Important Parameters

  • chunk_html: This is the content that will be embedded and made searchable. You can pass HTML here, and our service will automatically clean it for the embeddings.
  • chunk_vector: This allows you to provide your own pre-calculated embeddings. Use this if you have already calculated embeddings for your dataset and want to migrate them to Trieve.
  • group_ids and group_tracking_ids: These fields let you specify a group to associate the chunks with, useful for linking multiple chunks from one document.
  • link, location, tag_set, and time_stamp: These fields are indexed to enable fast filtering of chunks based on these attributes.
  • metadata: This field allows you to include any arbitrary metadata in the form of a JSON object with the chunk.

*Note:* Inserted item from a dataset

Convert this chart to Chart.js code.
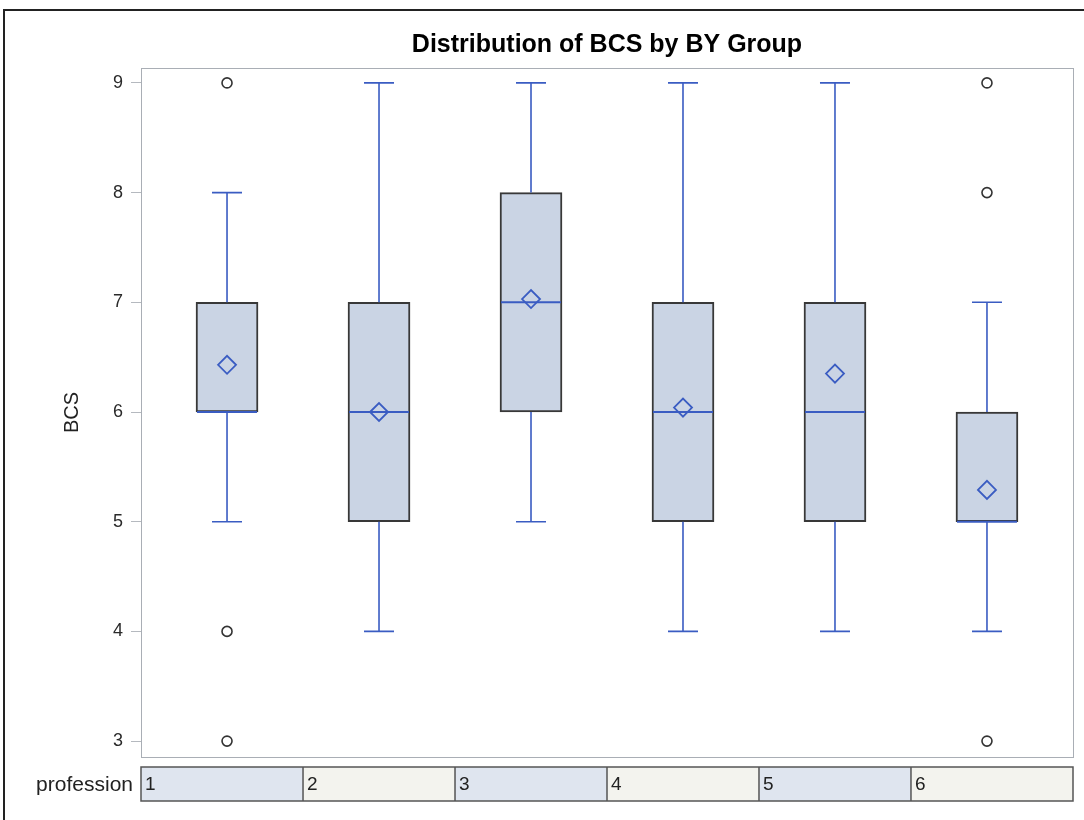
<!DOCTYPE html>
<html>
<head>
<meta charset="utf-8">
<script src="https://cdn.jsdelivr.net/npm/chart.js@4"></script>
<style>
  html, body { margin: 0; background: #fff; }
  #wrap { width: 1084px; height: 820px; }
</style>
</head>
<body>
<div id="wrap"><canvas id="boxChart" width="1084" height="820"></canvas></div>
<script>
// BCS box plot data per profession
const professions = ['1', '2', '3', '4', '5', '6'];
const whiskerLow = [5, 4, 5, 4, 4, 4];
const q1 = [6, 5, 6, 5, 5, 5];
const medians = [6, 6, 7, 6, 6, 5];
const q3 = [7, 7, 8, 7, 7, 6];
const whiskerHigh = [8, 9, 9, 9, 9, 7];
const means = [6.43, 6.0, 7.03, 6.04, 6.35, 5.29];
const outliers = [[9, 4, 3], [], [], [], [], [9, 8, 3]];
const yTicks = [3, 4, 5, 6, 7, 8, 9];

const FONT = '"Liberation Sans", Arial, sans-serif';
const BLUE = '#3a5cc2';

// whiskers, caps, medians, plot frame and the profession strip
const boxExtras = {
  id: 'boxExtras',
  beforeDraw(chart) {
    const ctx = chart.ctx;
    ctx.save();
    ctx.strokeStyle = '#222';
    ctx.lineWidth = 2;
    ctx.beginPath();
    ctx.moveTo(4, 820);
    ctx.lineTo(4, 10);
    ctx.lineTo(1084, 10);
    ctx.stroke();
    ctx.restore();
  },
  afterDatasetDraw(chart, args) {
    if (args.index !== 0) return;
    const ctx = chart.ctx;
    const xs = chart.scales.x, ys = chart.scales.y;
    const bars = chart.getDatasetMeta(0).data;
    ctx.save();
    professions.forEach((p, i) => {
      const x = xs.getPixelForValue(i + 1);
      const half = bars[i].width / 2;
      const capHalf = 15;
      ctx.strokeStyle = BLUE;
      ctx.lineWidth = 1.6;
      ctx.beginPath();
      ctx.moveTo(x, ys.getPixelForValue(whiskerLow[i]));
      ctx.lineTo(x, ys.getPixelForValue(q1[i]));
      ctx.moveTo(x, ys.getPixelForValue(q3[i]));
      ctx.lineTo(x, ys.getPixelForValue(whiskerHigh[i]));
      ctx.moveTo(x - capHalf, ys.getPixelForValue(whiskerLow[i]));
      ctx.lineTo(x + capHalf, ys.getPixelForValue(whiskerLow[i]));
      ctx.moveTo(x - capHalf, ys.getPixelForValue(whiskerHigh[i]));
      ctx.lineTo(x + capHalf, ys.getPixelForValue(whiskerHigh[i]));
      ctx.stroke();
      ctx.lineWidth = 2;
      ctx.beginPath();
      ctx.moveTo(x - half + 1, ys.getPixelForValue(medians[i]));
      ctx.lineTo(x + half - 1, ys.getPixelForValue(medians[i]));
      ctx.stroke();
    });
    ctx.restore();
  },
  afterDraw(chart) {
    const ctx = chart.ctx;
    const a = chart.chartArea;
    const xs = chart.scales.x;
    ctx.save();
    ctx.strokeStyle = '#a9aeb5';
    ctx.lineWidth = 1;
    ctx.strokeRect(a.left + 0.5, a.top + 0.5, a.right - a.left, a.bottom - a.top);

    // profession strip under the plot
    const top = a.bottom + 10, h = 34;
    const edges = [a.left];
    for (let i = 1; i < professions.length; i++) edges.push(xs.getPixelForValue(i + 0.5));
    edges.push(a.right);
    ctx.font = '19px ' + FONT;
    ctx.textBaseline = 'middle';
    professions.forEach((p, i) => {
      ctx.fillStyle = i % 2 === 0 ? '#dfe5ef' : '#f3f3ee';
      ctx.fillRect(edges[i], top, edges[i + 1] - edges[i], h);
      ctx.fillStyle = '#222';
      ctx.textAlign = 'left';
      ctx.fillText(p, edges[i] + 4, top + h / 2 + 1);
    });
    ctx.strokeStyle = '#555';
    ctx.lineWidth = 1.5;
    ctx.strokeRect(a.left, top, a.right - a.left, h);
    ctx.beginPath();
    for (let i = 1; i < edges.length - 1; i++) {
      ctx.moveTo(edges[i], top);
      ctx.lineTo(edges[i], top + h);
    }
    ctx.stroke();
    ctx.fillStyle = '#222';
    ctx.font = '21px ' + FONT;
    ctx.textAlign = 'right';
    ctx.fillText('profession', a.left - 8, top + h / 2 + 1);
    ctx.restore();
  }
};

const ctx = document.getElementById('boxChart').getContext('2d');

const outlierPoints = [];
outliers.forEach((vals, i) => vals.forEach(v => outlierPoints.push({ x: i + 1, y: v })));

const boxChart = new Chart(ctx, {
  type: 'bar',
  data: {
    datasets: [{
      label: 'IQR',
      data: professions.map((p, i) => ({ x: i + 1, y: [q1[i], q3[i]] })),
      backgroundColor: '#cad4e4',
      borderColor: '#383838',
      borderWidth: 2,
      borderSkipped: false,
      barThickness: 62,
      order: 3
    }, {
      type: 'scatter',
      label: 'Mean',
      data: professions.map((p, i) => ({ x: i + 1, y: means[i] })),
      pointStyle: 'rectRot',
      pointRadius: 9,
      borderColor: BLUE,
      borderWidth: 1.8,
      backgroundColor: 'rgba(0,0,0,0)',
      order: 1
    }, {
      type: 'scatter',
      label: 'Outliers',
      data: outlierPoints,
      pointStyle: 'circle',
      pointRadius: 5,
      borderColor: '#333',
      borderWidth: 1.6,
      backgroundColor: '#fff',
      order: 2
    }]
  },
  options: {
    responsive: false,
    devicePixelRatio: 1,
    animation: false,
    layout: { padding: { left: 0, right: 11, bottom: 63 } },
    plugins: {
      legend: { display: false },
      tooltip: { enabled: false },
      title: {
        display: true,
        fullSize: false,
        text: 'Distribution of BCS by BY Group',
        color: '#000',
        font: { family: FONT, size: 25, weight: 'bold' },
        padding: { top: 30, bottom: 8 }
      }
    },
    scales: {
      x: {
        type: 'linear',
        min: 0.434,
        max: 6.566,
        offset: false,
        display: false
      },
      y: {
        min: 2.855,
        max: 9.136,
        afterBuildTicks: (scale) => { scale.ticks = yTicks.map(v => ({ value: v })); },
        afterFit: (scale) => { scale.width = 141; },
        border: { display: false },
        grid: { drawOnChartArea: false, tickLength: 10, color: '#b5b9bf' },
        ticks: { color: '#2a2a2a', padding: 8, font: { family: FONT, size: 18 } },
        title: {
          display: true,
          text: 'BCS',
          color: '#222',
          font: { family: FONT, size: 20 },
          padding: { top: 60, bottom: 0 }
        }
      }
    }
  },
  plugins: [boxExtras]
});
</script>
</body>
</html>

For the best filtering performance, we recommend using the link, location, tag_set, and time_stamp rather than the metadata field as there are dedicated indexes for these. The metadata has an index built on it, but it is only optimized for match queries

  • tracking_id: This field allows you to assign an arbitrary ID to the chunk, aiding in coordination with your database system. You can search for chunks using this ID.
  • weight: This field allows you to assign a weight to the chunks, which can influence the chunk’s ranking within search results. This is similar to merchandising features on other platforms.

Formatting chunk_html

Creating a good chunk_html is crucial for the quality of your search results. Here are some tips to help you create a good chunk_html:

  • Include all relevant information: Make sure to include all the information that you want to be searchable in the chunk_html.
  • Use newlines: Put semantically distinct information on separate lines to help the model understand the structure of the text and search quality for each field better
  • Label each field: If you have multiple fields in your chunk_html, label each field with a header to help the model better embed the text and improve search quality.

Example of a good chunk_html:

    Price: $50\n
    Brand: AmazonBasics\n
    Product Name: AmazonBasics Gaming Office Chair, Racing Design, PU leather, White + Philips Hue Play White double pack Bundle\n
    Description: High-back gaming chair provides ultimate comfort and control, whether at work or play; black with red accents;Made of premium PU leather upholstery on top, PVC material along the sides and bottom, and a nylon base to provide sporty racer look;Custom fit with height-adjustable armrest and tilt control for easily reclining; headset pillow and lumbar cushion offer added support;Compact and versatile, perfect TV backlight;\n
    Color: White / Black\n
    Product Type: CHAIR\n
    Style: Office Chair + Hue Play\n
    Furniture;chair;desk accessories;desk chair;game chair;gaming;gaming chair;gaming office chair;home furniture;office and computer chair;office chair;chair;chairs ergonomic;computer chair;desk chair; ergonomic office chair;essential gaming chair;gaming chair office;gaming desk;modern desk chair;office chair;
    Country: GB\n
    Marketplace: Amazon\n
    Domain: amazon.co.uk

Example Create Chunk Request

Whenever you make a request to the Trieve API, you need to include the TR-Dataset header with your dataset ID and the Authorization header with your API key.

For more performant uploads, we recommend you batch your chunk uploads. You can upload multiple chunks in a single request by passing an array of chunks in the body of the request up to 120 at a time.

POST /api/chunk
Headers:
{
    "TR-Dataset": "<Your Dataset ID>",
    "Authorization": "<Your API Key>"
}
Body:
{
    "chunk_html": "EcoFusion Technologies provides innovative, eco-friendly technology solutions. We specialize in renewable ...",
    "link": "https://example.com",
    "tracking_id": "134",
    "image_urls": ["https://example.com"],
    "tag_set": ["324", "product", "sale"],
    "metadata": {
      "phone_number": "000-000-0000",
      "price_range": "$21-$25",
      "reviews_count": "15",
      "address": {
        "city": "Austin",
        "country": "United States",
        "state": "Texas",
        "zip_code": "78781"
      }
    }
}